### Problem description
Please output the data below exactly as given, starting at its first line and stopping after the line that contains "15500, 17100, 18450];".

======

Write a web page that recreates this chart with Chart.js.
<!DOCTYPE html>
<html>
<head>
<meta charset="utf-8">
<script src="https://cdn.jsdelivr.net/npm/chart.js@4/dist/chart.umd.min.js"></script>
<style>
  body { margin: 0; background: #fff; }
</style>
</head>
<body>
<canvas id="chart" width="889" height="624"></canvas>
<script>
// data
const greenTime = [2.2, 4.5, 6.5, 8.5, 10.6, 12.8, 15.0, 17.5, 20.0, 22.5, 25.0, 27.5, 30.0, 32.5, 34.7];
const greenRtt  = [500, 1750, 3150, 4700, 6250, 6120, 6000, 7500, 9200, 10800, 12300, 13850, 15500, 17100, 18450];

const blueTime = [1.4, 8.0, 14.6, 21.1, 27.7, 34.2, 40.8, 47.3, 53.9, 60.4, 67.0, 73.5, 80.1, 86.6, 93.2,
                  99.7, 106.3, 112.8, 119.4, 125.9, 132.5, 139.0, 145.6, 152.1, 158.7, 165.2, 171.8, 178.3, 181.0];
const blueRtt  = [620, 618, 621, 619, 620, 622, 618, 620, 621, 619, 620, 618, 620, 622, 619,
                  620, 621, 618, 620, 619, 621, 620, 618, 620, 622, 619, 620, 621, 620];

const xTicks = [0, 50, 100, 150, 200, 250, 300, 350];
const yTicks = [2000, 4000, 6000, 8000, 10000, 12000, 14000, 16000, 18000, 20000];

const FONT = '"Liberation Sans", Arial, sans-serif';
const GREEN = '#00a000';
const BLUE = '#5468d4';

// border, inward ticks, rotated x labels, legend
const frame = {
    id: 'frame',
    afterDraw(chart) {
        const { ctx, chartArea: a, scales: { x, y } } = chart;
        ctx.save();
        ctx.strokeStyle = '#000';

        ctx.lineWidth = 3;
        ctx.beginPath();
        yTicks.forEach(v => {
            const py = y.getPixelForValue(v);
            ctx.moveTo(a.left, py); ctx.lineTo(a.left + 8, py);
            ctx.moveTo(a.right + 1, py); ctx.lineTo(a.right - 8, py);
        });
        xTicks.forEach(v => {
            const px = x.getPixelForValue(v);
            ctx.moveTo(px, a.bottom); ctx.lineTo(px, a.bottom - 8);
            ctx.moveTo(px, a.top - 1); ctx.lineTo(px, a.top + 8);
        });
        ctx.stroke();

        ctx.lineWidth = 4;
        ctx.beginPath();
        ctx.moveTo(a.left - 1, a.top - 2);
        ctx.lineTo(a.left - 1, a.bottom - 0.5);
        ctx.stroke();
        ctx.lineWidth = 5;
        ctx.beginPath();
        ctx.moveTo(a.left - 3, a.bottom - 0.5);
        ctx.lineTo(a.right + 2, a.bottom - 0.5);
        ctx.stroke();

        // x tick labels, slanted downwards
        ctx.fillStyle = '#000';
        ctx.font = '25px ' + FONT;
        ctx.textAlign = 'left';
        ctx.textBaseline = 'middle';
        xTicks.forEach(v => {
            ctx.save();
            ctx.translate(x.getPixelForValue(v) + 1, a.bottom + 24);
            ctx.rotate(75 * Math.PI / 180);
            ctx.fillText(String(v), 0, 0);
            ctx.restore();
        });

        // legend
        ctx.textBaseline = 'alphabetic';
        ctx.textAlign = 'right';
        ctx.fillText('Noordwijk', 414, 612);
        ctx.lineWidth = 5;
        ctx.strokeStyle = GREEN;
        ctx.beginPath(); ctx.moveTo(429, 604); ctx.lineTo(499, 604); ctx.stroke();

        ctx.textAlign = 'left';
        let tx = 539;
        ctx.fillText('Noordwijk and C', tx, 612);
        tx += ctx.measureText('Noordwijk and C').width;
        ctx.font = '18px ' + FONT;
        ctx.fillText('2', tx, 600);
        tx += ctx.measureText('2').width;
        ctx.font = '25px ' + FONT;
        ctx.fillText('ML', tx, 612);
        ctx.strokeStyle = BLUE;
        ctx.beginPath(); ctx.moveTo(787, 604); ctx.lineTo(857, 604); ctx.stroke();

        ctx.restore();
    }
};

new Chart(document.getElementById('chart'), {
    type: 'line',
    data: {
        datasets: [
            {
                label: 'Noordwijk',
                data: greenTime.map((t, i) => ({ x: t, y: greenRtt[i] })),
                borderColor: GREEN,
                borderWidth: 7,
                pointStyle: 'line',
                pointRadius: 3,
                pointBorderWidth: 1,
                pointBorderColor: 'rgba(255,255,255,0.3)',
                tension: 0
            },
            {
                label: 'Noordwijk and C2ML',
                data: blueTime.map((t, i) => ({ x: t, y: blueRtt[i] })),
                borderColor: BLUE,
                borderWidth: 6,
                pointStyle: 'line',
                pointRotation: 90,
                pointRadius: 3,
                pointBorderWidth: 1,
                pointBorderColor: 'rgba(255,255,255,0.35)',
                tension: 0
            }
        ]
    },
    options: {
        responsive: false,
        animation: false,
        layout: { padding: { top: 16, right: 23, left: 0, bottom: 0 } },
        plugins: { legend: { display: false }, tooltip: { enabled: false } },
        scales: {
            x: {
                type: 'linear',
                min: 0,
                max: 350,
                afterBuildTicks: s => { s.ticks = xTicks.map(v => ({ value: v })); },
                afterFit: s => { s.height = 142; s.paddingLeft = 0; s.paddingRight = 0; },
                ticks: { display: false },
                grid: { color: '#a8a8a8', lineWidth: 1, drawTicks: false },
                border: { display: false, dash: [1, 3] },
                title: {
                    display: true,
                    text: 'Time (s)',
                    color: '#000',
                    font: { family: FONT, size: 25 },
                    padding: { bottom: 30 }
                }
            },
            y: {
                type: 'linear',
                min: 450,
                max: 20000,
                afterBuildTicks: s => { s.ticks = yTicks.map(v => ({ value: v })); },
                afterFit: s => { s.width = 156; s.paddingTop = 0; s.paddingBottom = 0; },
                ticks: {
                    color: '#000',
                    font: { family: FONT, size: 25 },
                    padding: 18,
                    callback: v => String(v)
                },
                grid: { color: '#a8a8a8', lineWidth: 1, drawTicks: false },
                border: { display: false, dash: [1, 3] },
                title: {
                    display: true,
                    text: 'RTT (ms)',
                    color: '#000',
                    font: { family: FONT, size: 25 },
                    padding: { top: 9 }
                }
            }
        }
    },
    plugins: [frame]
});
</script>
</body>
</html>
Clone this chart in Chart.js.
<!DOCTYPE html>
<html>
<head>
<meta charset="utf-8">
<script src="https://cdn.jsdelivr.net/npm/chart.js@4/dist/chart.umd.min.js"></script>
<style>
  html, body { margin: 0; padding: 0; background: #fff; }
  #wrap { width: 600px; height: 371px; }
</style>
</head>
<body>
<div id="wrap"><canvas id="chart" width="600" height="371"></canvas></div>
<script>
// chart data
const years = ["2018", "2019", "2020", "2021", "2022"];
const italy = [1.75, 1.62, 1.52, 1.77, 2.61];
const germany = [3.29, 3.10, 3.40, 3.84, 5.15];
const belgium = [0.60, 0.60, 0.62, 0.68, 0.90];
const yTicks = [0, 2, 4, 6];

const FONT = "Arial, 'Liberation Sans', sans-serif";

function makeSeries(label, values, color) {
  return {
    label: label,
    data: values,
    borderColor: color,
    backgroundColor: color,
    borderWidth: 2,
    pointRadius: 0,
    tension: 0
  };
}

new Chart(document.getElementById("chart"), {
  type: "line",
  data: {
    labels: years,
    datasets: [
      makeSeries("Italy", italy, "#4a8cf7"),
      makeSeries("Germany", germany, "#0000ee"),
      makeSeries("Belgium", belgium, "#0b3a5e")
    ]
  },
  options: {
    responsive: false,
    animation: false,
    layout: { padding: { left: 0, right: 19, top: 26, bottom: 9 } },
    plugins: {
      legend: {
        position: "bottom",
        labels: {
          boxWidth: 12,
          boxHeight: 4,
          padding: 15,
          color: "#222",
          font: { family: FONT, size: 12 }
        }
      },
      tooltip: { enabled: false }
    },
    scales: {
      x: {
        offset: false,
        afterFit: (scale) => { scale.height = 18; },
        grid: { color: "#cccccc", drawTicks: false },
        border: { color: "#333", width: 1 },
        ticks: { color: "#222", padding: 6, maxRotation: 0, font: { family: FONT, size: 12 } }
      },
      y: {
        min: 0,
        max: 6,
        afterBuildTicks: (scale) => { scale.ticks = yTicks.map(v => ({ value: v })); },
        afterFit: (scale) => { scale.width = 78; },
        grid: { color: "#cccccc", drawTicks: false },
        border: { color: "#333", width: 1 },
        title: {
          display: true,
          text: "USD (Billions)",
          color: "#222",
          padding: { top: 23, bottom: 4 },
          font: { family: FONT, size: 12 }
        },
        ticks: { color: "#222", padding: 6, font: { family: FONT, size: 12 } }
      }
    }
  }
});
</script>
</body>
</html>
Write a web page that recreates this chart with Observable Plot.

======

### Exercise answer
Write a web page that recreates this chart with Chart.js.
<!DOCTYPE html>
<html>
<head>
<meta charset="utf-8">
<script src="https://cdn.jsdelivr.net/npm/chart.js@4/dist/chart.umd.min.js"></script>
<style>
  body { margin: 0; background: #fff; }
</style>
</head>
<body>
<canvas id="chart" width="889" height="624"></canvas>
<script>
// data
const greenTime = [2.2, 4.5, 6.5, 8.5, 10.6, 12.8, 15.0, 17.5, 20.0, 22.5, 25.0, 27.5, 30.0, 32.5, 34.7];
const greenRtt  = [500, 1750, 3150, 4700, 6250, 6120, 6000, 7500, 9200, 10800, 12300, 13850, 15500, 17100, 18450];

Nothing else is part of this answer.